I made this exactly as put forth. The only addition.......I steamed cauliflower, garlic, spinach, tablespoon of butter and 1/2 cup of milk, making a puree to then pour over the chicken breasts upon serving. Let us talk, healthy and YUMMY experience. Thanks!
Love the recipe and intend making it tonight. Just have a little problem in that although chicken is shown by weight other ingredients are using cup measurements which I find difficult as I dont have american cups (I live in France) and use scales for all my cooking and baking.
So, I ended up altering this recipe "drastically" because of the supplies in the house, but the hunger to make this recipe. I went with the same scheme but used Feta, arugula, and roasted red peppers and seasoned the outside of the chicken with some sun-dried tomato basil seasoning.
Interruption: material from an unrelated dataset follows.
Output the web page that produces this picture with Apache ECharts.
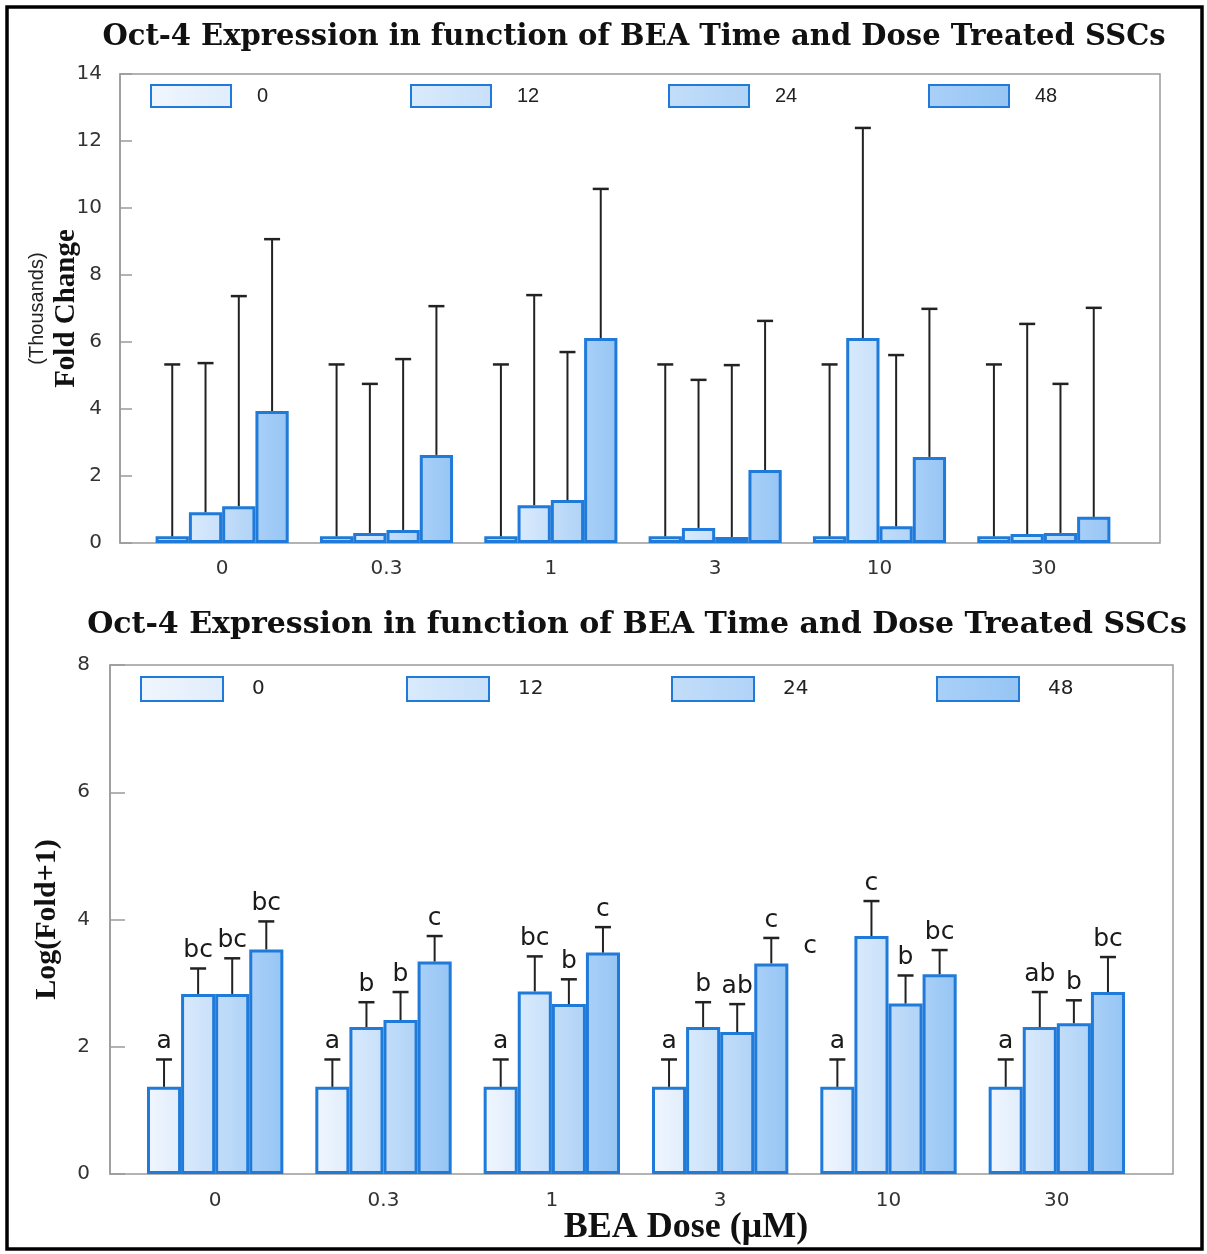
<!DOCTYPE html>
<html>
<head>
<meta charset="utf-8">
<script src="https://cdn.jsdelivr.net/npm/echarts@6/dist/echarts.min.js"></script>
<style>
  html, body { margin: 0; padding: 0; background: #ffffff; }
  #chart { width: 1207px; height: 1254px; }
</style>
</head>
<body>
<div id="chart"></div>
<script>
// BEA doses (µM) on the x axis, treatment time (h) as series
const doses = ['0', '0.3', '1', '3', '10', '30'];
const hours = ['0', '12', '24', '48'];

// Fold change (thousands): means and SD per treatment time
const foldMean0h  = [0.20, 0.20, 0.20, 0.20, 0.20, 0.20];
const foldMean12h = [0.92, 0.30, 1.13, 0.45, 6.12, 0.27];
const foldMean24h = [1.10, 0.39, 1.28, 0.18, 0.50, 0.30];
const foldMean48h = [3.94, 2.63, 6.12, 2.18, 2.57, 0.78];
const foldSd0h  = [5.13, 5.13, 5.13, 5.13, 5.13, 5.13];
const foldSd12h = [4.45, 4.45, 6.27, 4.42, 6.27, 6.27];
const foldSd24h = [6.27, 5.10, 4.42, 5.13, 5.11, 4.45];
const foldSd48h = [5.13, 4.44, 4.45, 4.45, 4.42, 6.24];

// Log(Fold+1): means and SD per treatment time
const logMean0h  = [1.37, 1.37, 1.37, 1.37, 1.37, 1.37];
const logMean12h = [2.83, 2.31, 2.87, 2.31, 3.74, 2.31];
const logMean24h = [2.83, 2.42, 2.67, 2.23, 2.68, 2.37];
const logMean48h = [3.53, 3.34, 3.48, 3.31, 3.14, 2.86];
const logSd0h  = [0.43, 0.43, 0.43, 0.43, 0.43, 0.43];
const logSd12h = [0.40, 0.39, 0.55, 0.39, 0.55, 0.55];
const logSd24h = [0.56, 0.44, 0.39, 0.44, 0.44, 0.36];
const logSd48h = [0.44, 0.40, 0.40, 0.40, 0.38, 0.55];

// Significance letters over the log bars
const letters0h  = ['a', 'a', 'a', 'a', 'a', 'a'];
const letters12h = ['bc', 'b', 'bc', 'b', 'c', 'ab'];
const letters24h = ['bc', 'b', 'b', 'ab', 'b', 'b'];
const letters48h = ['bc', 'c', 'c', 'c', 'bc', 'bc'];
const strayLetter = 'c';

const yTicksTop = { min: 0, max: 14, interval: 2 };
const yTicksBottom = { min: 0, max: 8, interval: 2 };

const titleText = 'Oct-4 Expression in function of BEA Time and Dose Treated SSCs';
const xAxisTitle = 'BEA Dose (\u03bcM)';

// ---- styling ----
const fills = [
  ['#f0f6fe', '#e0edfc'],
  ['#d9eafc', '#c8e0fa'],
  ['#c3ddf9', '#b0d3f7'],
  ['#a9d0f8', '#96c5f4']
];
const edge = '#1f7ad9';
const CAT_GAP = 0.19;
const sans = '"DejaVu Sans", sans-serif';
const serif = '"Liberation Serif", "DejaVu Serif", serif';

function fillOf(k) {
  return {
    type: 'linear', x: 0, y: 0, x2: 1, y2: 0,
    colorStops: [{ offset: 0, color: fills[k][0] }, { offset: 1, color: fills[k][1] }]
  };
}

function barSeries(k, data, axisIdx) {
  return {
    type: 'bar',
    name: hours[k],
    xAxisIndex: axisIdx,
    yAxisIndex: axisIdx,
    data: data,
    barGap: '0%',
    barCategoryGap: (CAT_GAP * 100) + '%',
    itemStyle: { color: fillOf(k), borderColor: edge, borderWidth: 3 },
    emphasis: { disabled: true },
    z: 2
  };
}

// Error bars (and optional letters) drawn through the axis scales
function errorSeries(means, sds, letterSets, axisIdx) {
  const data = [];
  means.forEach((arr, k) => {
    arr.forEach((m, i) => data.push([i, k, m, m + sds[k][i]]));
  });
  return {
    type: 'custom',
    xAxisIndex: axisIdx,
    yAxisIndex: axisIdx,
    data: data,
    encode: { x: 0, y: 3 },
    z: 5,
    silent: true,
    renderItem: function (params, api) {
      const cat = api.value(0), k = api.value(1);
      const lo = api.coord([cat, api.value(2)]);
      const hi = api.coord([cat, api.value(3)]);
      const band = api.size([1, 0])[0];
      const groupW = band * (1 - CAT_GAP);
      const bw = groupW / 4;
      const x = lo[0] - groupW / 2 + bw * (k + 0.5);
      const capHalf = 8;
      const children = [
        { type: 'line', shape: { x1: x, y1: lo[1], x2: x, y2: hi[1] },
          style: { stroke: '#222', lineWidth: 2 } },
        { type: 'line', shape: { x1: x - capHalf, y1: hi[1], x2: x + capHalf, y2: hi[1] },
          style: { stroke: '#222', lineWidth: 2.5 } }
      ];
      if (letterSets) {
        children.push({
          type: 'text',
          style: {
            x: x, y: hi[1] - 5, text: letterSets[k][cat],
            align: 'center', verticalAlign: 'bottom',
            font: '25px ' + sans, fill: '#1a1a1a'
          }
        });
      }
      return { type: 'group', children: children };
    }
  };
}

function legendItem(k, left, top, w, h, pad, fontSize, family) {
  return {
    data: [hours[k]],
    left: left, top: top, padding: 0,
    itemWidth: w, itemHeight: h,
    icon: 'rect',
    selectedMode: false,
    textStyle: { fontSize: fontSize, fontFamily: family, color: '#222', padding: [4, 0, 0, pad] }
  };
}

const hiddenCat = (g) => ({ type: 'category', gridIndex: g, data: doses, show: false });

const chart = echarts.init(document.getElementById('chart'), null, { renderer: 'canvas' });

const option = {
  animation: false,
  backgroundColor: '#ffffff',
  grid: [
    // frames with the y axes
    { left: 120, right: 47, top: 74, bottom: 711, show: true, borderColor: '#9a9a9a', borderWidth: 1.5 },
    { left: 140, right: 81, top: 74, bottom: 711 },
    { left: 110, right: 34, top: 665, bottom: 80, show: true, borderColor: '#9a9a9a', borderWidth: 1.5 },
    { left: 131, right: 66, top: 665, bottom: 80 }
  ],
  xAxis: [
    hiddenCat(0),
    {
      type: 'category', gridIndex: 1, data: doses,
      axisLine: { show: false }, axisTick: { show: false },
      axisLabel: { margin: 16, fontSize: 20, fontFamily: sans, color: '#333' }
    },
    hiddenCat(2),
    {
      type: 'category', gridIndex: 3, data: doses,
      axisLine: { show: false }, axisTick: { show: false },
      axisLabel: { margin: 17, fontSize: 20, fontFamily: sans, color: '#333' }
    }
  ],
  yAxis: [
    {
      type: 'value', gridIndex: 0, min: yTicksTop.min, max: yTicksTop.max, interval: yTicksTop.interval,
      axisLine: { show: true, lineStyle: { color: '#9a9a9a', width: 1.5 } },
      axisTick: { show: true, inside: true, length: 12, lineStyle: { color: '#9a9a9a', width: 1.5 } },
      splitLine: { show: false },
      axisLabel: { margin: 18, fontSize: 20, fontFamily: sans, color: '#333' },
      name: '{t|(Thousands)}\n{f|Fold Change}',
      nameLocation: 'middle', nameGap: 38, nameRotate: 90, nameMoveOverlap: false,
      nameTextStyle: {
        rich: {
          t: { fontFamily: '"Liberation Sans", sans-serif', fontSize: 20, color: '#222', lineHeight: 30, align: 'center' },
          f: { fontFamily: serif, fontWeight: 'bold', fontSize: 29, color: '#111', lineHeight: 30, align: 'center' }
        }
      }
    },
    { type: 'value', gridIndex: 1, min: yTicksTop.min, max: yTicksTop.max, show: false, splitLine: { show: false } },
    {
      type: 'value', gridIndex: 2, min: yTicksBottom.min, max: yTicksBottom.max, interval: yTicksBottom.interval,
      axisLine: { show: true, lineStyle: { color: '#9a9a9a', width: 1.5 } },
      axisTick: { show: true, inside: true, length: 15, lineStyle: { color: '#9a9a9a', width: 1.5 } },
      splitLine: { show: false },
      axisLabel: { margin: 20, fontSize: 20, fontFamily: sans, color: '#333' },
      name: 'Log(Fold+1)', nameLocation: 'middle', nameGap: 48, nameRotate: 90, nameMoveOverlap: false,
      nameTextStyle: { fontFamily: serif, fontWeight: 'bold', fontSize: 30, color: '#111' }
    },
    { type: 'value', gridIndex: 3, min: yTicksBottom.min, max: yTicksBottom.max, show: false, splitLine: { show: false } }
  ],
  legend: [
    legendItem(0, 150, 84, 80, 22, 21, 20, '"Liberation Sans", sans-serif'),
    legendItem(1, 410, 84, 80, 22, 21, 20, '"Liberation Sans", sans-serif'),
    legendItem(2, 668, 84, 80, 22, 21, 20, '"Liberation Sans", sans-serif'),
    legendItem(3, 928, 84, 80, 22, 21, 20, '"Liberation Sans", sans-serif'),
    legendItem(0, 140, 676, 82, 24, 24, 20, sans),
    legendItem(1, 406, 676, 82, 24, 24, 20, sans),
    legendItem(2, 671, 676, 82, 24, 24, 20, sans),
    legendItem(3, 936, 676, 82, 24, 24, 20, sans)
  ],
  series: [
    barSeries(0, foldMean0h, 1),
    barSeries(1, foldMean12h, 1),
    barSeries(2, foldMean24h, 1),
    barSeries(3, foldMean48h, 1),
    errorSeries([foldMean0h, foldMean12h, foldMean24h, foldMean48h],
                [foldSd0h, foldSd12h, foldSd24h, foldSd48h], null, 1),
    barSeries(0, logMean0h, 3),
    barSeries(1, logMean12h, 3),
    barSeries(2, logMean24h, 3),
    barSeries(3, logMean48h, 3),
    errorSeries([logMean0h, logMean12h, logMean24h, logMean48h],
                [logSd0h, logSd12h, logSd24h, logSd48h],
                [letters0h, letters12h, letters24h, letters48h], 3)
  ],
  graphic: [
    {
      type: 'rect', silent: true, z: 100,
      shape: { x: 7, y: 7, width: 1195, height: 1242 },
      style: { fill: 'none', stroke: '#000', lineWidth: 3.5 }
    },
    {
      type: 'text', silent: true,
      style: { x: 634, y: 37, text: titleText, align: 'center', verticalAlign: 'middle',
               font: 'bold 29px "DejaVu Serif", serif', fill: '#111' }
    },
    {
      type: 'text', silent: true,
      style: { x: 637, y: 625, text: titleText, align: 'center', verticalAlign: 'middle',
               font: 'bold 30px "DejaVu Serif", serif', fill: '#111' }
    },
    {
      type: 'text', silent: true,
      style: { x: 686, y: 1228, text: xAxisTitle, align: 'center', verticalAlign: 'middle',
               font: 'bold 36px "Liberation Serif", serif', fill: '#111' }
    },
    {
      type: 'text', silent: true,
      style: { x: 810, y: 946, text: strayLetter, align: 'center', verticalAlign: 'middle',
               font: '25px ' + sans, fill: '#1a1a1a' }
    }
  ]
};

chart.setOption(option);
</script>
</body>
</html>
Served it with rice and broccoli and my husband ate it all up!
This was easy to make and very good!!
YUMMY!! loved this and oh so simple ... having the WW points was a BIG plus
Thanks for a great quick easy recipe.
France @ Beyond The Peel
Lovely recipe Dara. It's a simple everyday dish that is beautiful enough to entertain!
I love stuffed chicken, but I never make it. This recipe makes me want to stop at the grocery store on the way home! Thank you for sharing such a delicious recipe. I can't wait to give it a try. I hope you are having a beautiful day!
Kelly Senyei | Just a Taste
I absolutely love anything involving goat cheese, and this looks like the perfect weeknight meal. Thanks for sharing!
Jen @ Savory Simple
Yes, this will be happening soon in my kitchen.